The key to successful pizza grilling is to have all the ingredients ready at grill-side. Once the dough goes on the grate, things move fast -- no running back into the house to chop more red peppers.

Next is having a light touch: a film of sauce, one or two toppings, and a smattering of cheese. The toppings need to heat through or melt before the crust becomes charred, so less is best.

Conversely, best means more flavor: By using fewer ingredients, it makes sense if they pack the biggest punch, so get the fresh-sliced pepperoni from the deli counter, along with a selection of cheeses. Fresh pesto adds garlicky vibrancy and color. Chopped olives, capers or fresh-picked arugula add bite, while grilled vegetables lend even more depth of flavor. Experiment!

You'll have the best luck with "personal size" rounds 8 to 10 inches across, which means guests can top their own pizzas. Just rein in the heavy-handed.

Heat your gas grill to medium, or about 400 degrees; if using coals, you should be able to hold your hand 6 inches over the heat for 3 seconds. Move the coals so that they heat half of the grate, to create areas of direct and indirect heat.

Lightly brush one side of a dough round with olive oil and place it oil-side down on the grate directly over the coals. Close the grill cover and oil the next round.

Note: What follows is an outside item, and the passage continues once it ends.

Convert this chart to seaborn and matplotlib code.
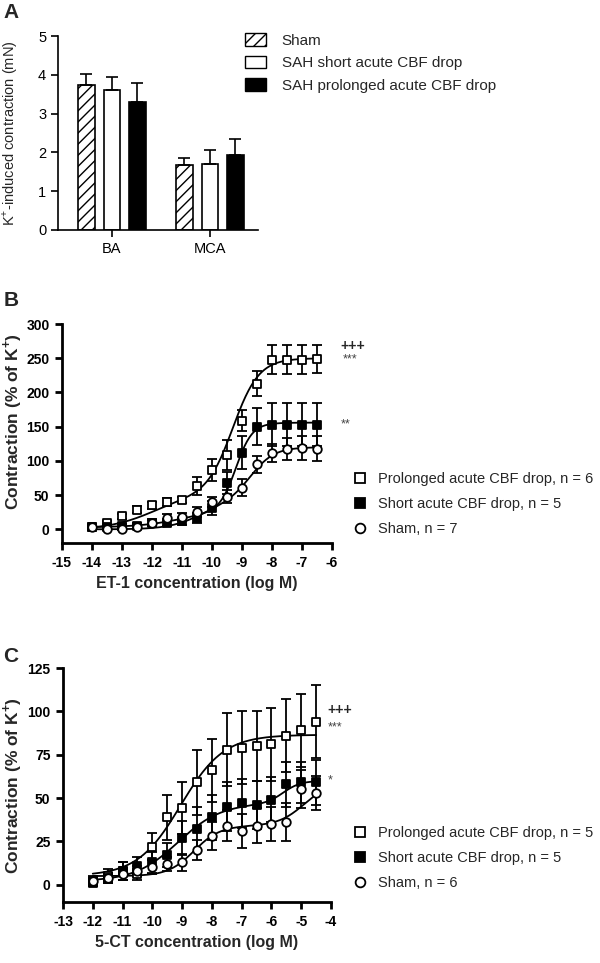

After about one minute, open the grill. The first round should look puffy and have clear grill marks on its underside. Remove it and flip it grilled-side up onto a cookie sheet.

Quickly spread it with toppings, then return it to the portion of the grate that's over indirect heat. Place the next oiled round on the grate over the coals. Close the grill cover. (We're creating a pizza-making cycle here.)

After another minute or so, open the grill to check on the untopped pizza. If it's ready, remove it, replace grill cover, then add toppings. The pizza in the grill should be done by now; if it is, remove it to a cutting board and place the newly topped pizza over that section of indirect heat. Place another oiled round over the coals, maintaining this system of topping and shifting until all the pizzas are baked.